O capitalismo salvo pelo Estado?

(publicado no jornal Meia Hora, 31/1/2008)

Nos tempos bons, os banqueiros internacionais levam a vida a explicar-nos como é preciso menos Estado. Mas é interessante como, com a crise vigente, tanto se têm assemelhado a patéticos “subsídio-dependentes”, pedinchando ao Estado que os salve das consequências dos seus riscos. Começam por querer que os bancos centrais baixem as taxas de juro, de forma a facilitar a satisfação de dívidas e o empréstimo inter-bancário. Mas a verdade é que, neste contexto, embora com alguma imprecisão, se pode dizer que baixar taxas de juro corresponde a subsidiar empresas financeiras em dificuldades. Uma das presumíveis vantagens dos sistemas de mercado seria deixar empresas entrar em falência, fazendo desaparecer maus intérpretes e abrindo as portas aos bons. Afinal, parece que não  é assim com os bancos.

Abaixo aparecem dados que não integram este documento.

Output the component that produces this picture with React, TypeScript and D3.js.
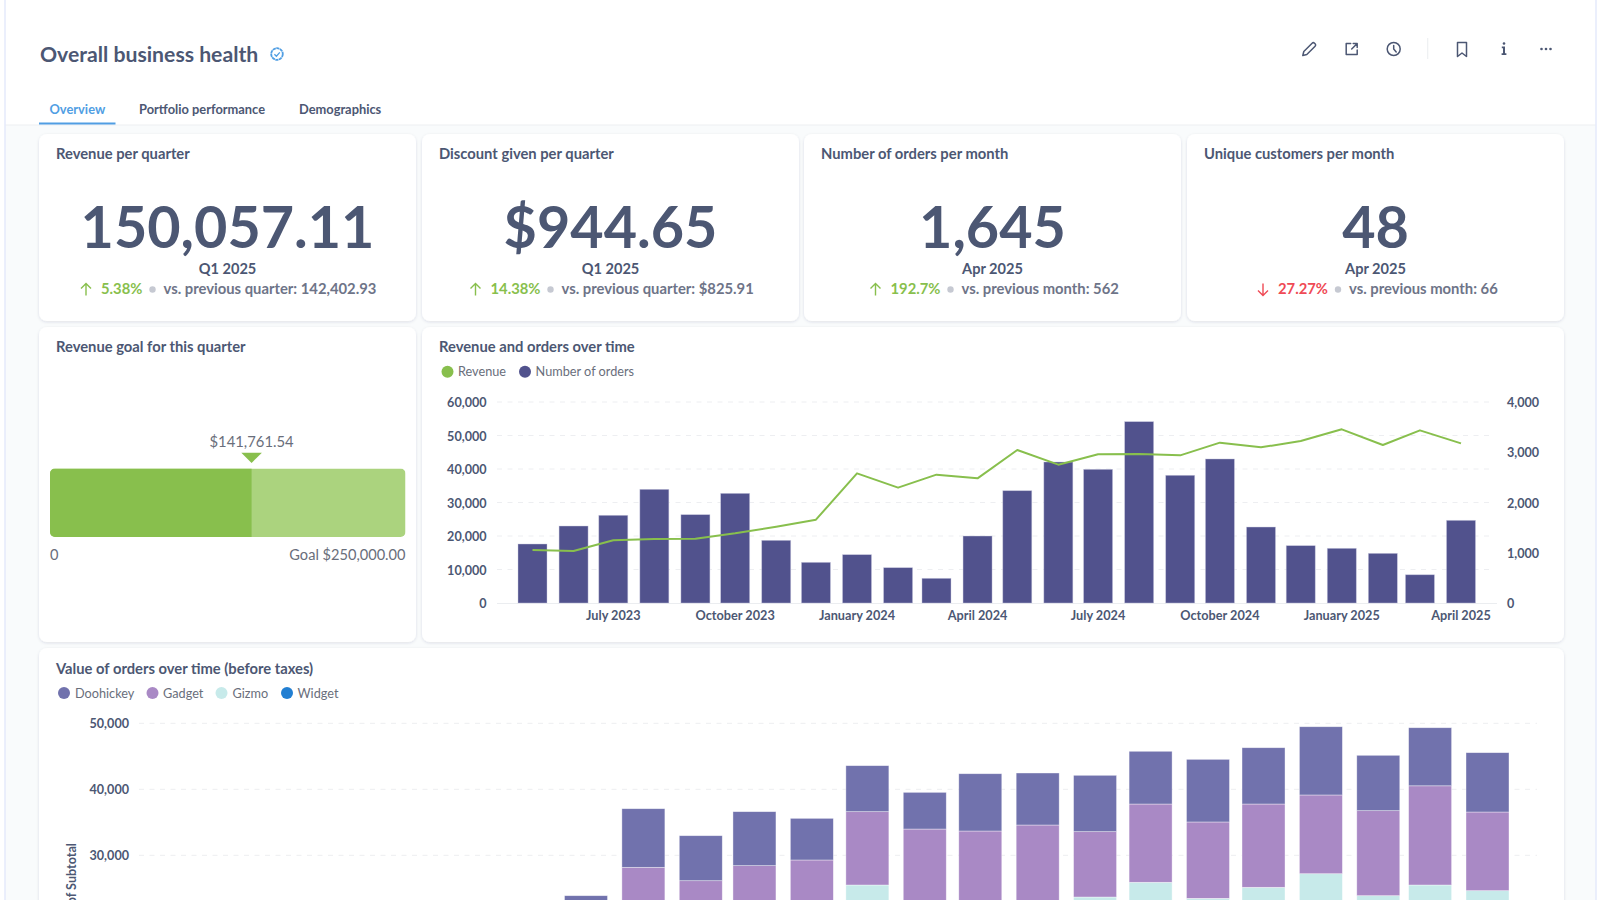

Mas não se ficam pelas taxas de juro. Também pedem aos governos que estimulem a economia pelo aumento da despesa. E os governos vão respondendo positivamente. Pelo menos o americano, que já propôs um pacote de estímulo. Até o FMI, normalmente tão estrito nestas matérias, veio recomendar o mesmo. Não surpreenderá que se sigam os governos europeus. Onde está o heroísmo da redução do Estado? Diga-se em abono da verdade que o caos gerado por uma insolvência generalizada do sistema financeiro seria política e socialmente inaceitável. Mas é como dizia Martin Wolf no Financial Times no outro dia: os banqueiros privatizam os ganhos facilmente, mas socializam as perdas com igual facilidade. Ou seja, quando ganham o mérito e o retorno é seu, quando perdem imploram que os salvem. Ora, se não conseguem lidar com as suas perdas, e a sociedade também não, porque deverão lidar com os ganhos?

Não acaba aqui o papel do Estado nesta crise. Veja-se o caso dos fundos soberanos (os fundos governamentais de países com balanças de pagamentos superavitárias, como os produtores de petróleo ou os grandes exportadores, como a China), que se vêm posicionando nos grandes bancos de investimento desesperados por mais capital (Merrill Lynch, Citigoup, Morgan Stanley ou UBS). Está muito bem: é lá que está o dinheiro, é lá que é preciso ir buscá-lo. Mas decididamente o capitalismo não parece a mesma coisa que em tempos já foi.